According to the report’s findings, data eavesdropping is now the norm: in 80% of attacks, perpetrators aim to collect or leak sensitive information. As the authors of the research note, attacks are becoming increasingly complex. With the help of artificial intelligence, cybercriminals create deepfakes, launch sophisticated phishing scams and automate large-scale attacks.

New techniques, such as “ClickFix”, where the user unknowingly executes malicious code and device code phishing, are spreading rapidly in Europe. At the same time, cloud environments remain vulnerable as organizations delay security updates.

Geopolitical dimension

The geopolitical dimension of cyber-attacks is particularly intense. Russian groups target government organizations and small and medium-sized businesses in countries that support Ukraine, with 25% of attacks outside of Ukraine targeting NATO member states.

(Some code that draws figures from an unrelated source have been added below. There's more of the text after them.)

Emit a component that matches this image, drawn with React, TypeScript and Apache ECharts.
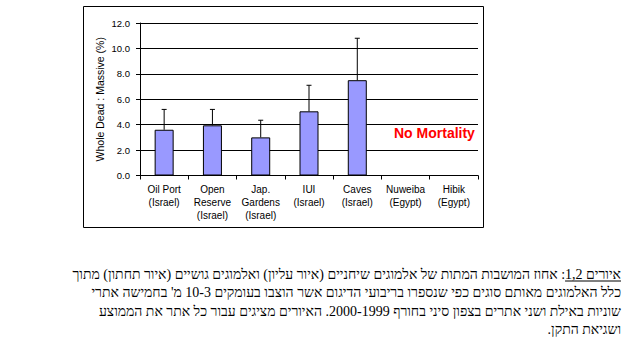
import React, { useEffect, useRef } from "react";
import * as echarts from "echarts";

// ---- data ----
const categories: string[] = [
  "Oil Port\n(Israel)",
  "Open\nReserve\n(Israel)",
  "Jap.\nGardens\n(Israel)",
  "IUI\n(Israel)",
  "Caves\n(Israel)",
  "Nuweiba\n(Egypt)",
  "Hibik\n(Egypt)",
];
const means: (number | null)[] = [3.6, 3.95, 3.0, 5.05, 7.5, null, null];
const stdErrors: (number | null)[] = [1.6, 1.25, 1.35, 2.05, 3.3, null, null];
const yMin = 0;
const yMax = 12;
const yStep = 2;
const yAxisTitle = "Whole Dead : Massive (%)";
const noteText = "No Mortality";

const RLM = "\u200F";
const captionLabel = "איורים 1,2";
const captionLines: string[] = [
  ": אחוז המושבות המתות של אלמוגים שיחניים (איור עליון) ואלמוגים גושיים (איור תחתון) מתוך",
  "כלל האלמוגים מאותם סוגים כפי שנספרו בריבועי הדיגום אשר הוצבו בעומקים 3" + RLM + "-" + RLM + "10 מ' בחמישה אתרי",
  "שוניות באילת ושני אתרים בצפון סיני בחורף 1999" + RLM + "-" + RLM + "2000. האיורים מציגים עבור כל אתר את הממוצע",
  "ושגיאת התקן.",
];

const SANS = 'Arial, "Liberation Sans", sans-serif';
const SERIF = '"Liberation Serif", "Times New Roman", serif';
const CAP_SIZE = 14;

function measure(text: string, font: string): number {
  const c = document.createElement("canvas").getContext("2d");
  if (!c) return text.length * 6;
  c.font = font;
  return c.measureText(text).width;
}

export default function App() {
  const ref = useRef<HTMLDivElement>(null);
  useEffect(() => {
    if (!ref.current) return;
    const chart = echarts.init(ref.current, undefined, { renderer: "svg" });

    const errData = means
      .map((m, i) => (m == null || stdErrors[i] == null ? null : [i, m, m + (stdErrors[i] as number)]))
      .filter((d) => d != null);

    const capFont = `${CAP_SIZE}px ${SERIF}`;
    const capRight = 621;
    const lineY = [274, 292.5, 311, 329.5];
    const labelW = measure(RLM + captionLabel + RLM, capFont);

    const captionGraphics: any[] = [
      {
        type: "text",
        style: {
          text: RLM + captionLabel + RLM,
          x: capRight,
          y: lineY[0],
          font: capFont,
          fill: "#000",
          align: "right",
          textAlign: "right",
          verticalAlign: "middle",
          textVerticalAlign: "middle",
        },
      },
      {
        type: "line",
        shape: { x1: capRight - labelW, y1: lineY[0] + 7, x2: capRight, y2: lineY[0] + 7 },
        style: { stroke: "#000", lineWidth: 1 },
      },
    ];
    captionLines.forEach((t, i) => {
      captionGraphics.push({
        type: "text",
        style: {
          text: RLM + t + RLM,
          x: i === 0 ? capRight - labelW : capRight,
          y: lineY[i],
          font: capFont,
          fill: "#000",
          align: "right",
          textAlign: "right",
          verticalAlign: "middle",
          textVerticalAlign: "middle",
        },
      });
    });

    const option: any = {
      animation: false,
      backgroundColor: "#fff",
      textStyle: { fontFamily: SANS },
      grid: { left: 140, right: 151, top: 23, bottom: 175.5, containLabel: false },
      xAxis: {
        type: "category",
        data: categories,
        boundaryGap: true,
        axisLine: { show: true, lineStyle: { color: "#000", width: 1 } },
        axisTick: { show: true, length: 4, lineStyle: { color: "#000" } },
        axisLabel: {
          color: "#000",
          fontSize: 10,
          fontFamily: SANS,
          lineHeight: 13,
          margin: 7,
          interval: 0,
        },
        splitLine: { show: false },
      },
      yAxis: {
        type: "value",
        min: yMin,
        max: yMax,
        interval: yStep,
        name: yAxisTitle,
        nameLocation: "middle",
        nameRotate: 90,
        nameGap: 35,
        nameMoveOverlap: false,
        nameTextStyle: { color: "#000", fontSize: 10.5, fontFamily: SANS },
        axisLine: { show: true, lineStyle: { color: "#000", width: 1 } },
        axisTick: { show: true, length: 4, lineStyle: { color: "#000" } },
        axisLabel: {
          color: "#000",
          fontSize: 9.5,
          fontFamily: SANS,
          margin: 10,
          formatter: (v: number) => v.toFixed(1),
        },
        splitLine: { show: true, lineStyle: { color: "#000", width: 1 } },
      },
      series: [
        {
          type: "bar",
          data: means,
          barWidth: 19,
          itemStyle: { color: "#9999FF", borderColor: "#000", borderWidth: 1 },
          z: 2,
        },
        {
          type: "custom",
          data: errData,
          encode: { x: 0, y: [1, 2] },
          z: 3,
          renderItem: (params: any, api: any) => {
            const x = api.value(0);
            const lo = api.coord([x, api.value(1)]);
            const hi = api.coord([x, api.value(2)]);
            return {
              type: "group",
              children: [
                {
                  type: "line",
                  shape: { x1: lo[0], y1: lo[1], x2: hi[0], y2: hi[1] },
                  style: { stroke: "#000", lineWidth: 1 },
                },
                {
                  type: "line",
                  shape: { x1: hi[0] - 2.5, y1: hi[1], x2: hi[0] + 2.5, y2: hi[1] },
                  style: { stroke: "#000", lineWidth: 1 },
                },
              ],
            };
          },
        },
      ],
      graphic: [
        {
          type: "rect",
          shape: { x: 83.5, y: 6.5, width: 400, height: 221 },
          style: { fill: "none", stroke: "#000", lineWidth: 1 },
          z: 0,
        },
        {
          type: "text",
          style: {
            text: noteText,
            x: 394,
            y: 133,
            font: `bold 14px ${SANS}`,
            fill: "#FF0000",
            align: "left",
            textAlign: "left",
            verticalAlign: "middle",
            textVerticalAlign: "middle",
          },
        },
        ...captionGraphics,
      ],
    };
    chart.setOption(option);
    return () => chart.dispose();
  }, []);
  return (
    <div
      ref={ref}
      style={{ position: "absolute", left: 0, top: 0, width: 629, height: 351, background: "#fff" }}
    />
  );
}
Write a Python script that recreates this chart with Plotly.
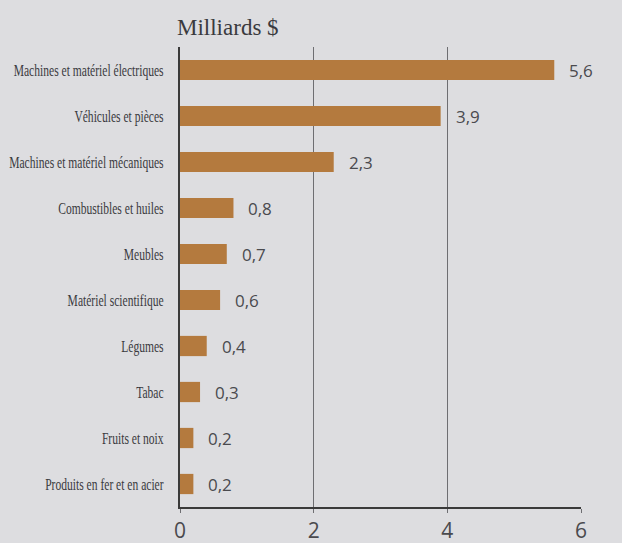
import plotly.graph_objects as go

categories = [
    "Machines et matériel électriques",
    "Véhicules et pièces",
    "Machines et matériel mécaniques",
    "Combustibles et huiles",
    "Meubles",
    "Matériel scientifique",
    "Légumes",
    "Tabac",
    "Fruits et noix",
    "Produits en fer et en acier",
]
values = [5.6, 3.9, 2.3, 0.8, 0.7, 0.6, 0.4, 0.3, 0.2, 0.2]
value_labels = ["5,6", "3,9", "2,3", "0,8", "0,7", "0,6", "0,4", "0,3", "0,2", "0,2"]
x_ticks = [0, 2, 4, 6]
title_text = "Milliards $"

bg = "#dddde0"
bar_color = "#b47a3e"

fig = go.Figure(
    go.Bar(
        x=values,
        y=categories,
        orientation="h",
        marker=dict(color=bar_color, line=dict(width=0)),
        width=0.44,
        hoverinfo="skip",
    )
)

for v, c, lab in zip(values, categories, value_labels):
    fig.add_annotation(
        x=v, y=c, text=lab, showarrow=False, xanchor="left", xshift=13,
        font=dict(family="Open Sans, Lato, sans-serif", size=17, color="#4a4a4e"),
    )

fig.add_annotation(
    x=0, y=1, xref="paper", yref="paper", text=title_text, showarrow=False,
    xanchor="left", yanchor="bottom", yshift=5, xshift=-5,
    font=dict(family="Liberation Serif, serif", size=23, color="#3a3a3e"),
)

fig.update_layout(
    width=622, height=543,
    margin=dict(l=180, r=41, t=47, b=36),
    paper_bgcolor=bg, plot_bgcolor=bg,
    showlegend=False,
    xaxis=dict(
        range=[0, 6], tickvals=x_ticks, ticktext=[str(t) for t in x_ticks],
        showgrid=True, gridcolor="#6e6e72", gridwidth=1,
        showline=True, linecolor="#3a3a3a", linewidth=2,
        ticks="outside", ticklen=4, tickcolor="#6e6e72",
        tickfont=dict(family="Open Sans, Lato, sans-serif", size=21, color="#4a4a4e"),
        zeroline=False, fixedrange=True, automargin=False,
    ),
    yaxis=dict(
        categoryorder="array", categoryarray=categories[::-1],
        showline=True, linecolor="#3a3a3a", linewidth=2,
        showgrid=False, ticks="", ticklabelstandoff=11,
        tickfont=dict(family="Liberation Serif, serif", size=17, color="#3a3a3e"),
        zeroline=False, fixedrange=True, automargin=False,
    ),
)

post = """
document.body.style.margin='0';
document.body.style.background='%s';
(function(){
  var gd = document.getElementById('{plot_id}');
  function squeeze(){
    var ts = gd.querySelectorAll('g.ytick text');
    ts.forEach(function(t){
      if(!t.dataset.natw){ t.dataset.natw = t.getComputedTextLength(); }
      t.setAttribute('textLength', (parseFloat(t.dataset.natw)*0.68).toFixed(1));
      t.setAttribute('lengthAdjust', 'spacingAndGlyphs');
    });
  }
  squeeze();
  if(gd.on){ gd.on('plotly_afterplot', squeeze); }
  setTimeout(squeeze, 50);
  setTimeout(squeeze, 300);
})();
""" % bg

fig.write_html("out.html", config={"displayModeBar": False}, post_script=post)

At the same time, Iranian groups are hitting European logistics and shipping companies – Greece is among the countries affected – while China and North Korea are targeting universities, technology institutes and government agencies.

According to the report’s observations, in the face of this threat, the European Union is responding with the Cyber ​​Resilience Act (CRA), the new institutional framework, which aspires to be for cybersecurity what the GDPR was for data protection. Microsoft is actively participating in the European effort, providing real-time threat intelligence to EU governments and helping shape CRA compliance standards.

“Resilience and public-private cooperation are the cornerstone of the European strategy. The EU is investing in intelligence sharing, joint security initiatives and the protection of critical infrastructure, from energy to transport,” research highlights.

Protection measures

In terms of what organizations and citizens can do, the report recommends:

  • Implement multi-factor authentication (MFA).
  • Software update and proactive vulnerability management.
  • Staff training and safety culture cultivation.
  • Compliance with the new European standards (CRA, AI Act).
  • Participation in information sharing networks.